UPDATE: AFSCME Local 3299 workers voted with 97 percent in favor to strike early Thursday morning. According to AFSCME 3299 communications director John de los Angeles, the union will provide 10 day’s notice of any work stoppage to the UCOP and have a Patient Protection Task Force of striking workers prepared to respond to emergencies at the medical centers. The strike will last until union demands are met.
They’re ready — is the campus?
Service and patient care workers across UC campuses, donning buttons featuring the slogan “I AM READY,” voted on a potential strike to put pressure on the university to meet their demands in contract renegotiations.
As of late Wednesday, votes from different campuses were still being tallied, but the vote to strike was “looking like it’s going to pass,” said John de los Angeles, spokesperson for the American Federation of State, County, and Municipal Employees (AFSCME 3299), the union that represents UC workers.
The vote was taken April 17-18 in response to stagnant bargaining negotiations with the UC Office of the President (UCOP). If the vote passes, AFSCME 3299 will give 10 days notice to UCOP and then strike at will.
“Point blank, we are disappointed in the UC’s failure to come up with any proposal to address the outsourcing and the widening inequality [issues] we’ve been raising,” said de los Angeles, “[…] Now that we’ve exhausted the bargaining process, we see this as the logical next step — our last option.”
At UC Santa Cruz, the ballots were taken in Quarry Plaza, in front of the Rachel Carson and Oakes Dining Hall, the College Nine and Ten Dining Hall and in front of Barn G where the custodial office is located. The votes will be counted at the local AFSCME 3299 offices and then tallied by Thursday morning.
Table negotiations between the union and the Board of Regents have been ongoing since January, but workers have been without a contract since June 2016. On April 6, UC presented its final contract offer to AFSCME, which included a 3 percent raise across the board, health benefits at the same rates as other non-UC employees with analogous salaries and a choice between a pension or a 401k plan for new hires. Existing employees would see no change to their retirement plans.
“We wanted to secure our jobs,” said Veronica Garcia Sumano, Rachel Carson Dining Hall worker and AFSCME organizer about the contract proposal. “So they don’t contract out our jobs, or have emergency layoffs. We just want to ensure that.”
For Sumano and other workers, the current contract proposal does not meet these parameters.
“We are disappointed AFSCME leaders chose to reject what we believe to be a fair and competitive final settlement proposal,” said UCOP media relations official Stephanie Beechem in an email. “We strongly disagree with their decision to ask employees to authorize a strike, which will impact patients, students and the UC community.”
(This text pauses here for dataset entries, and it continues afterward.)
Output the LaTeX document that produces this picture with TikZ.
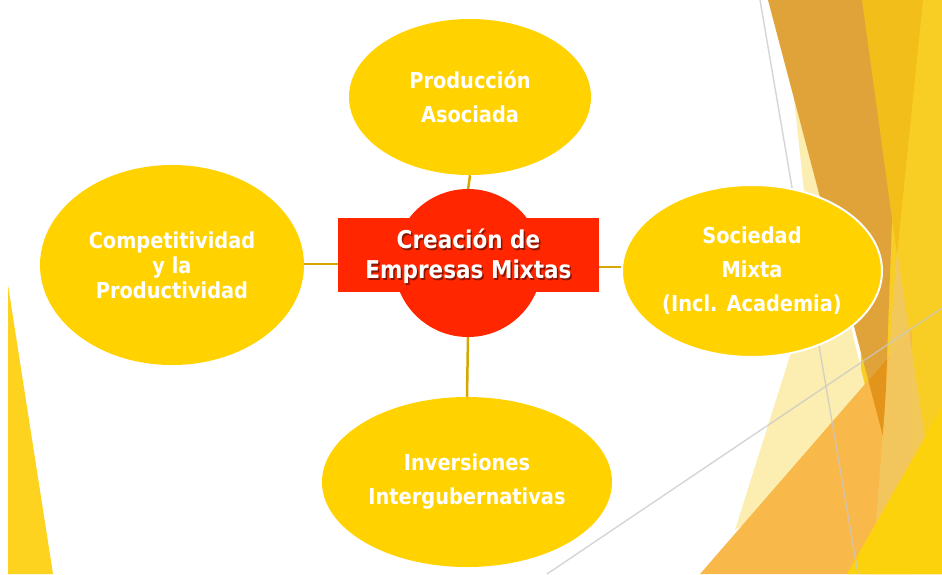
\documentclass[tikz,border=0pt]{standalone}
\usepackage{fontspec}
\setmainfont{DejaVu Sans}[FakeStretch=0.88]
\usetikzlibrary{shapes.geometric}
\definecolor{ellY}{HTML}{FFD200}
\definecolor{redC}{HTML}{FF2600}
\definecolor{connC}{HTML}{D4A800}
\definecolor{paleC}{HTML}{FCEDB0}
\definecolor{tanC}{HTML}{E0A33A}
\definecolor{darkOr}{HTML}{E3941A}
\definecolor{goldC}{HTML}{F2BF1A}
\definecolor{stripC}{HTML}{F8CE25}
\definecolor{eC}{HTML}{F2C860}
\definecolor{orC}{HTML}{F9B84A}
\definecolor{brY}{HTML}{FCD20C}
\definecolor{leftC}{HTML}{FDD320}
\definecolor{grayL}{HTML}{C8C8C8}
\definecolor{shadowC}{HTML}{8A1500}
\newcommand{\shtxt}[1]{\leavevmode\rlap{\hspace{1.5pt}\raisebox{-2pt}{\textcolor{shadowC}{#1}}}#1}
\begin{document}
\begin{tikzpicture}[x=1pt,y=-1pt,
  bubble/.style={ellipse,fill=ellY,inner sep=0pt,text=white,align=center,
    font=\fontsize{22}{34}\selectfont\bfseries},
  conn/.style={draw=connC,line width=2.5pt},
  bgline/.style={draw=grayL,line width=1.4pt,opacity=0.75}]
\useasboundingbox (0,0) rectangle (942,574);
\fill[white] (0,0) rectangle (942,574);
% ---------- background facets ----------
\fill[leftC] (8,285) -- (8,574) -- (53,574) -- cycle;
\fill[stripC] (862,0) -- (942,0) -- (942,574) -- (860,574) -- cycle;
\fill[paleC] (792,80) -- (878,440) -- (735,530) -- (795,340) -- (805,200) -- cycle;
\fill[tanC] (768,0) -- (900,0) -- (884,440) -- cycle;
\fill[orC] (700,574) -- (912,330) -- (912,574) -- cycle;
\begin{scope}
  \clip (700,574) -- (912,330) -- (912,574) -- cycle;
  \fill[darkOr] (768,0) -- (900,0) -- (884,440) -- cycle;
\end{scope}
\fill[goldC] (862,0) -- (923,0) -- (897,255) -- cycle;
\fill[eC,opacity=0.9] (897,250) -- (872,574) -- (945,574) -- cycle;
\fill[brY] (847,574) -- (942,407) -- (942,574) -- cycle;
\coordinate (g1a) at (760,0);
\coordinate (g1b) at (858,574);
\coordinate (g2a) at (547,574);
\coordinate (g2b) at (942,308);
\draw[bgline] (g1a) -- (g1b);
\draw[bgline] (g2a) -- (g2b);
% ---------- diagram ----------
\node[bubble,minimum width=242pt,minimum height=156pt] (prod) at (470,97)
  {Producción\\Asociada};
\node[bubble,minimum width=264pt,minimum height=200pt,
  font=\fontsize{22}{25}\selectfont\bfseries] (comp) at (172,265)
  {Competitividad\\y la\\Productividad};
\node[bubble,minimum width=260pt,minimum height=172pt,draw=white,line width=2pt] (soc) at (752,271)
  {Sociedad\\Mixta\\(Incl. Academia)};
\node[bubble,minimum width=290pt,minimum height=170pt] (inv) at (467,482)
  {Inversiones\\Intergubernativas};
\draw[conn] (prod.south) -- (468,190);
\draw[conn] (inv.north) -- (468,336);
\draw[conn] (comp.east |- 0,264) -- (340,264);
\draw[conn] (597,267) -- (soc.west |- 0,267);
\node[circle,fill=redC,minimum size=148pt,inner sep=0pt] (circ) at (468,263) {};
\node[rectangle,fill=redC,minimum width=261pt,minimum height=74pt,inner sep=0pt] (rect) at (468.5,255) {};
\node[text=white,align=center,font=\fontsize{24.5}{30}\selectfont\bfseries] (title) at (468.5,257)
  {\shtxt{Creación de}\\\shtxt{Empresas Mixtas}};
\end{tikzpicture}
\end{document}
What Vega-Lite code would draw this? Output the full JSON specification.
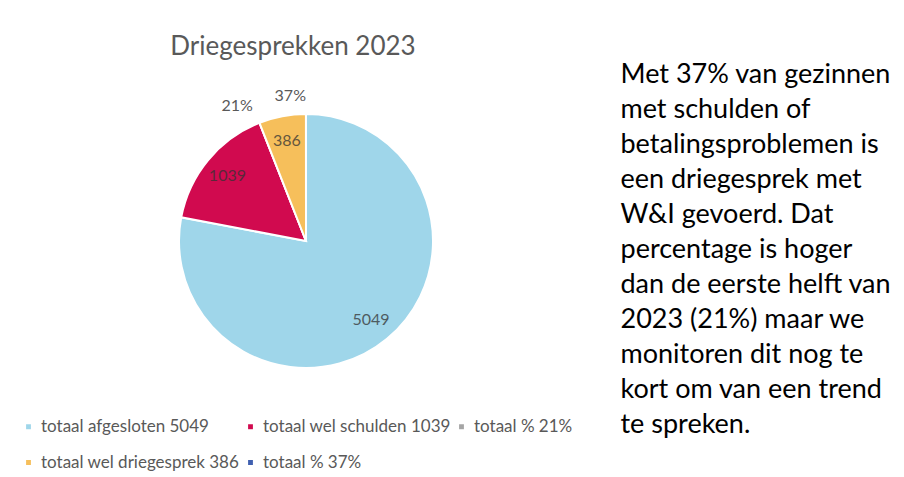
{
  "$schema": "https://vega.github.io/schema/vega-lite/v6.json",
  "background": "white",
  "padding": {"left": 20, "top": 34, "right": 0, "bottom": 0},
  "config": {"view": {"stroke": null}, "font": "Lato"},
  "spacing": 28,
  "bounds": "flush",
  "hconcat": [
    {
      "title": {"text": "Driegesprekken 2023", "fontSize": 26, "font": "Lato", "fontWeight": "normal", "color": "#595959", "offset": 4, "dx": -13},
      "width": 572,
      "height": 354,
      "data": {
        "values": [
          {"idx": 1, "category": "totaal afgesloten 5049", "value": 5049, "label": "5049"},
          {"idx": 2, "category": "totaal wel schulden 1039", "value": 1039, "label": "1039"},
          {"idx": 3, "category": "totaal % 21%", "value": 0.21, "label": "21%"},
          {"idx": 4, "category": "totaal wel driegesprek 386", "value": 386, "label": "386"},
          {"idx": 5, "category": "totaal % 37%", "value": 0.37, "label": "37%"}
        ]
      },
      "layer": [
        {
          "mark": {"type": "arc", "outerRadius": 127, "stroke": "white", "strokeWidth": 2},
          "encoding": {
            "theta": {"field": "value", "type": "quantitative", "stack": true},
            "order": {"field": "idx", "type": "quantitative"},
            "color": {
              "field": "category",
              "type": "nominal",
              "scale": {
                "domain": ["totaal afgesloten 5049", "totaal wel schulden 1039", "totaal % 21%", "totaal wel driegesprek 386", "totaal % 37%"],
                "range": ["#9fd6ea", "#d10a4f", "#a5a5a5", "#f6bf5b", "#4060b0"]
              },
              "legend": {
                "title": null,
                "orient": "bottom",
                "direction": "horizontal",
                "columns": 3,
                "symbolType": "square",
                "symbolSize": 40,
                "labelFontSize": 17,
                "labelColor": "#595959",
                "labelFont": "Lato",
                "columnPadding": 2,
                "rowPadding": 18,
                "offset": -20,
                "labelLimit": 400
              }
            }
          }
        },
        {
          "mark": {"type": "text", "radius": 102, "fontSize": 16, "fill": "#333333", "opacity": 0.75, "font": "Lato"},
          "encoding": {
            "theta": {"field": "value", "type": "quantitative", "stack": true},
            "order": {"field": "idx", "type": "quantitative"},
            "text": {"condition": {"test": "datum.value > 1", "field": "label"}, "value": ""}
          }
        },
        {
          "mark": {"type": "text", "radius": 145, "align": "right", "fontSize": 16, "fill": "#595959", "font": "Lato"},
          "encoding": {
            "theta": {"field": "value", "type": "quantitative", "stack": true},
            "order": {"field": "idx", "type": "quantitative"},
            "text": {"condition": {"test": "datum.value < 1", "field": "label"}, "value": ""}
          }
        }
      ]
    },
    {
      "width": 1,
      "height": 371,
      "data": {
        "values": [
          {"line": 1, "text": "Met 37% van gezinnen"},
          {"line": 2, "text": "met schulden of"},
          {"line": 3, "text": "betalingsproblemen is"},
          {"line": 4, "text": "een driegesprek met"},
          {"line": 5, "text": "W&I gevoerd. Dat"},
          {"line": 6, "text": "percentage is hoger"},
          {"line": 7, "text": "dan de eerste helft van"},
          {"line": 8, "text": "2023 (21%) maar we"},
          {"line": 9, "text": "monitoren dit nog te"},
          {"line": 10, "text": "kort om van een trend"},
          {"line": 11, "text": "te spreken."}
        ]
      },
      "mark": {"type": "text", "align": "left", "fontSize": 27, "font": "Lato", "fill": "black"},
      "encoding": {
        "y": {"field": "line", "type": "ordinal", "axis": null, "scale": {"type": "point", "padding": 0.3}},
        "text": {"field": "text"}
      }
    }
  ]
}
In addition to months of negotiations, the offer follows several protests organized by the union to address racial injustices and workers’ rights at the UC. These included the February march for David Cole, a UC Berkeley dining hall worker who was violently arrested during Feb. 1 AFSCME protests.
John de los Angeles also pointed to the report published earlier this month by AFSCME, titled “Pioneering Inequality,” as a reason for striking. The report exposed the wage inequality of UC workers and found that between 2005 and 2015, the ratio between average salaries for UC’s top 1 percent of wage earners and all other employees grew from 7:1 to 9:1, with pay for top administrators rising 64 percent.
Meanwhile, average starting wages for women and people of color with occupations within AFSCME are up to 21 percent less than white people and men. AFSCME 3299 represents over 24,000 UC workers systemwide, from daytime custodians to radiology technicians. At UCSC, this includes people essential to campus life — dining hall workers, bus drivers and community safety officers, for example.
The study also notes that these trends are consistent across all UC campuses. There have also been a number of high profile cases of labor abuse, including alleged reports from UC Berkeley sporting events workers of 80-hour work weeks without overtime.
“It is time for an agreement, and for you to receive the guaranteed wage increases, and excellent medical and retirement benefits we are offering. You deserve a contract, not a strike,” said Dwaine B. Duckett, UC systemwide human resources vice president in a statement by UCOP.
However, the workers don’t see it that way.
“UC sees the education as a business. They will say, ‘Yeah, we support the employees,’ but to what point?” said dining hall worker and AFSCME organizer Veronica Garcia Sumano. “If they really support the employees, we shouldn’t be going to strike every time we’re trying to negotiate a contract.”
Union members encourage students to take a stance with the workers if the strike passes. Some other supporting groups include the University Professional and Technical Employees (UPTE Local 3) union and the Student-Workers Union (UAW Local 2865). Student involvement shows the UC the intersectional alliance that lends gravity to the demands the union wants to pass, de los Angeles said.
“It’s so important for students to participate in this because […] you can’t ask this worker to not go to his second job when he needs to for his kid’s medical bill,” de los Angeles added. “Students have the time that workers don’t to protest.”
City on a Hill Press will continue to report on this issue and provide an update after the votes are counted.